-- Dataset records start --

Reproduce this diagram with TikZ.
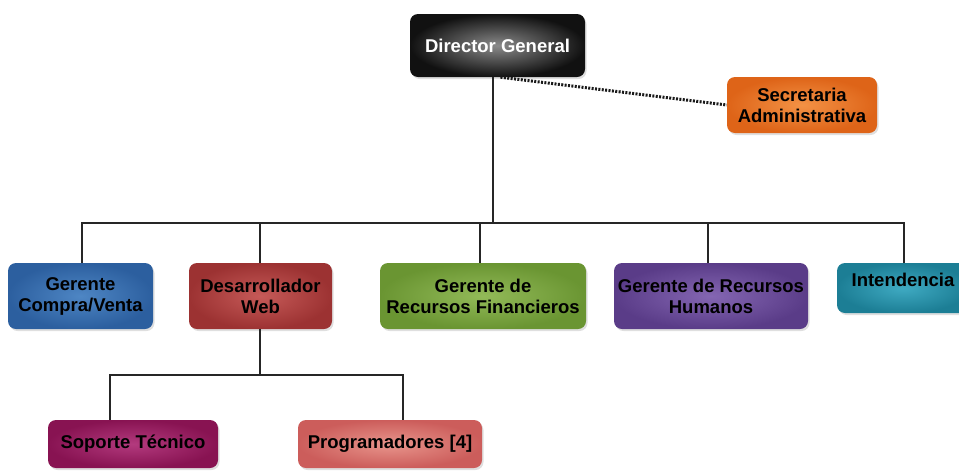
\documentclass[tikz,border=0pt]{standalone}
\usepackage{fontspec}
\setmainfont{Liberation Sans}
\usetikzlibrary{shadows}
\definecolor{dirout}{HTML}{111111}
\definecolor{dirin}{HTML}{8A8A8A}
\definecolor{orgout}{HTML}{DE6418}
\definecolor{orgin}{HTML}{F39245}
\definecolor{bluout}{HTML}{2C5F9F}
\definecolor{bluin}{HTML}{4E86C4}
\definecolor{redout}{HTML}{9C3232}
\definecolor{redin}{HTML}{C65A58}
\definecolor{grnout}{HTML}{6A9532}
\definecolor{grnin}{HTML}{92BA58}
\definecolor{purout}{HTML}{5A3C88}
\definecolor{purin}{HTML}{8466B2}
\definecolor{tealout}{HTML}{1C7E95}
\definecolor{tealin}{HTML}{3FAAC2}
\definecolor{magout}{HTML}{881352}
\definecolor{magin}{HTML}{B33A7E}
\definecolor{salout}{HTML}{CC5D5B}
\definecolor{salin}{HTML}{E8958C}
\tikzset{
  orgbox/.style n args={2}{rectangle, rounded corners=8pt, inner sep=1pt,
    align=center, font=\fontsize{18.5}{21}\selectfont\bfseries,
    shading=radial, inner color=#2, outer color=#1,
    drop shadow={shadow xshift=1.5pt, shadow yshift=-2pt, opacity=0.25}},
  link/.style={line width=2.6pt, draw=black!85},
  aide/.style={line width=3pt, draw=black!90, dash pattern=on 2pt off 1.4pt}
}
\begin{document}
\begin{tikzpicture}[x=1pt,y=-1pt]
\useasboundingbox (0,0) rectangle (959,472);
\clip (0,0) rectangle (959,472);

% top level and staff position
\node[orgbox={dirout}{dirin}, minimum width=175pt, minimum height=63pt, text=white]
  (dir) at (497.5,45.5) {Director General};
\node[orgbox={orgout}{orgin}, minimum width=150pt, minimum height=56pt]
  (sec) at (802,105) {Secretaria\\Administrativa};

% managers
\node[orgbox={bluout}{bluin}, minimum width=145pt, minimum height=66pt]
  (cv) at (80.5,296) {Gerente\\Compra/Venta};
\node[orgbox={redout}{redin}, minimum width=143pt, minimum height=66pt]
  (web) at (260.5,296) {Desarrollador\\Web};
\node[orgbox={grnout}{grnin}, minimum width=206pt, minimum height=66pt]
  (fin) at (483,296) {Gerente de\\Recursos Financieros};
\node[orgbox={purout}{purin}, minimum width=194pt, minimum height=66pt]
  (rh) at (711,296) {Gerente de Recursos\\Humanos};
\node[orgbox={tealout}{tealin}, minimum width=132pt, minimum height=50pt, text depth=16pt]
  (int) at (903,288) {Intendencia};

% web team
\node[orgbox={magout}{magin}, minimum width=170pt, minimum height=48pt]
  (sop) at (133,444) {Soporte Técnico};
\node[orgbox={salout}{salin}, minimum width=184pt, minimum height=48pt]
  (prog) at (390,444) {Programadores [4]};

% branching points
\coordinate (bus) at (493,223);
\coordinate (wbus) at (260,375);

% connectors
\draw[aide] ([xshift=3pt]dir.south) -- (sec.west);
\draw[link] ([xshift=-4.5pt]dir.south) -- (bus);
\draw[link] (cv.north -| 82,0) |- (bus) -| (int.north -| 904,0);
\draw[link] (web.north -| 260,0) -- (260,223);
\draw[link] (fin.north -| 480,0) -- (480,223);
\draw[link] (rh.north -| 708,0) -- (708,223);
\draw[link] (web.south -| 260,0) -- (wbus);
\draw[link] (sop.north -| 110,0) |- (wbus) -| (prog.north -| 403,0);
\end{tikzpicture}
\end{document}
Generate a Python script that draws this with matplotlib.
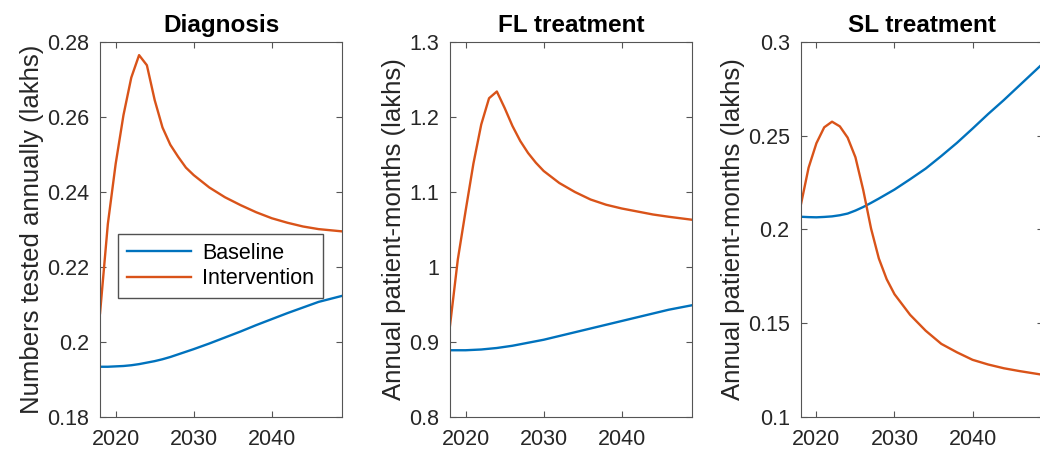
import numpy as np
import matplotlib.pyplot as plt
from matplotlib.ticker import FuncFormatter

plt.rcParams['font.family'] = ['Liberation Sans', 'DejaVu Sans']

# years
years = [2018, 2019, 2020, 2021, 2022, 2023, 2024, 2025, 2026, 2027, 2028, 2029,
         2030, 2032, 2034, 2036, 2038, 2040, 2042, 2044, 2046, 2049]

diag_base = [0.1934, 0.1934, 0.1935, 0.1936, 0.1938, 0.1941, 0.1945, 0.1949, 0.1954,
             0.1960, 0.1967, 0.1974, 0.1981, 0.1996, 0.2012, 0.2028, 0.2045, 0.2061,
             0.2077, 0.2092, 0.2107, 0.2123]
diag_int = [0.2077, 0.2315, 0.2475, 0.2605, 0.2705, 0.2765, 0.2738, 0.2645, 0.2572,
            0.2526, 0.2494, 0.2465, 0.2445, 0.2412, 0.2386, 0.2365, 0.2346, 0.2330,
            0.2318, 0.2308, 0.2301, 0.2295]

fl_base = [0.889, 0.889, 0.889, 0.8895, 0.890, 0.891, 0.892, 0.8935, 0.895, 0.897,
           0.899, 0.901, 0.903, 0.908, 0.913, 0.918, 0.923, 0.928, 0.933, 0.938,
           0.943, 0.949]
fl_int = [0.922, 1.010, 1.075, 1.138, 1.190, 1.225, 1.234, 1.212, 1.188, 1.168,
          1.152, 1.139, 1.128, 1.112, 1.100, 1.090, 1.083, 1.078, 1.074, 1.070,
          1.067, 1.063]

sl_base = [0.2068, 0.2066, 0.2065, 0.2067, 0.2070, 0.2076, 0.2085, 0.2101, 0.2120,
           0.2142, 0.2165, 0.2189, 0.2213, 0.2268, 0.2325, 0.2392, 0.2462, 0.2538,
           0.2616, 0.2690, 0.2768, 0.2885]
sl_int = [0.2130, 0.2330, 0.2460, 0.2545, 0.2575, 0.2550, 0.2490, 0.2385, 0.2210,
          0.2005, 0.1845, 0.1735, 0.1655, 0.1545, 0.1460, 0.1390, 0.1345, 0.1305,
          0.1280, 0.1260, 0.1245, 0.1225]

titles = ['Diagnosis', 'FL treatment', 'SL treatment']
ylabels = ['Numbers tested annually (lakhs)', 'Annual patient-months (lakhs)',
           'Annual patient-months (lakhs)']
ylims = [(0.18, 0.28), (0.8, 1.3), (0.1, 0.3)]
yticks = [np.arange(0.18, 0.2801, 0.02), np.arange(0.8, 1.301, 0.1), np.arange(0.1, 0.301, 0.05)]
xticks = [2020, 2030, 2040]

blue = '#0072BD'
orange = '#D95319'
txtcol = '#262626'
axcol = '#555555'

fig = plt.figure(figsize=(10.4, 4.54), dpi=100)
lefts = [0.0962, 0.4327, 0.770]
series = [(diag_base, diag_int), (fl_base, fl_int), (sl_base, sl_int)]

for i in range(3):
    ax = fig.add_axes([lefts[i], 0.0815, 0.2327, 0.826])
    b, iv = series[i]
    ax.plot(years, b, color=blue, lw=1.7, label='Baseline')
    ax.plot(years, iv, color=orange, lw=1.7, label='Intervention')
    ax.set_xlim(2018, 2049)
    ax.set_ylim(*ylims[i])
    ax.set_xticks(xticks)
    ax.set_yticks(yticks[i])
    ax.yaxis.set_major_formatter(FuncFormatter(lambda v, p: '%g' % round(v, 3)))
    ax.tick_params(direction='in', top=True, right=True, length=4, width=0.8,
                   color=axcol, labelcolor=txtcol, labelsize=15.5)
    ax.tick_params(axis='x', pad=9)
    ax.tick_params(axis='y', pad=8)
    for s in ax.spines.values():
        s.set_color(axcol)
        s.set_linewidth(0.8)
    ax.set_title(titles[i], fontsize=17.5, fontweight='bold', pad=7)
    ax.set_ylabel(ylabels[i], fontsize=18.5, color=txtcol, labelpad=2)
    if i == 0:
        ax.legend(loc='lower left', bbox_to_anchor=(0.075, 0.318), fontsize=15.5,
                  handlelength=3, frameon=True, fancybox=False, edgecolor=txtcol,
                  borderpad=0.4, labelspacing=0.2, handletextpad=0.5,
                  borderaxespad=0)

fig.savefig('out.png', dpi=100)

-- Dataset records end --

What you will do> Between the line with "Generate a Python" and the line with "0.2318, 0.2308, 0.2301, 0.2295]", ends included, lies the span to copy exactly; copy nothing else and leave out the pictures.

Answer to the task>
Generate a Python script that draws this with matplotlib.
import numpy as np
import matplotlib.pyplot as plt
from matplotlib.ticker import FuncFormatter

plt.rcParams['font.family'] = ['Liberation Sans', 'DejaVu Sans']

# years
years = [2018, 2019, 2020, 2021, 2022, 2023, 2024, 2025, 2026, 2027, 2028, 2029,
         2030, 2032, 2034, 2036, 2038, 2040, 2042, 2044, 2046, 2049]

diag_base = [0.1934, 0.1934, 0.1935, 0.1936, 0.1938, 0.1941, 0.1945, 0.1949, 0.1954,
             0.1960, 0.1967, 0.1974, 0.1981, 0.1996, 0.2012, 0.2028, 0.2045, 0.2061,
             0.2077, 0.2092, 0.2107, 0.2123]
diag_int = [0.2077, 0.2315, 0.2475, 0.2605, 0.2705, 0.2765, 0.2738, 0.2645, 0.2572,
            0.2526, 0.2494, 0.2465, 0.2445, 0.2412, 0.2386, 0.2365, 0.2346, 0.2330,
            0.2318, 0.2308, 0.2301, 0.2295]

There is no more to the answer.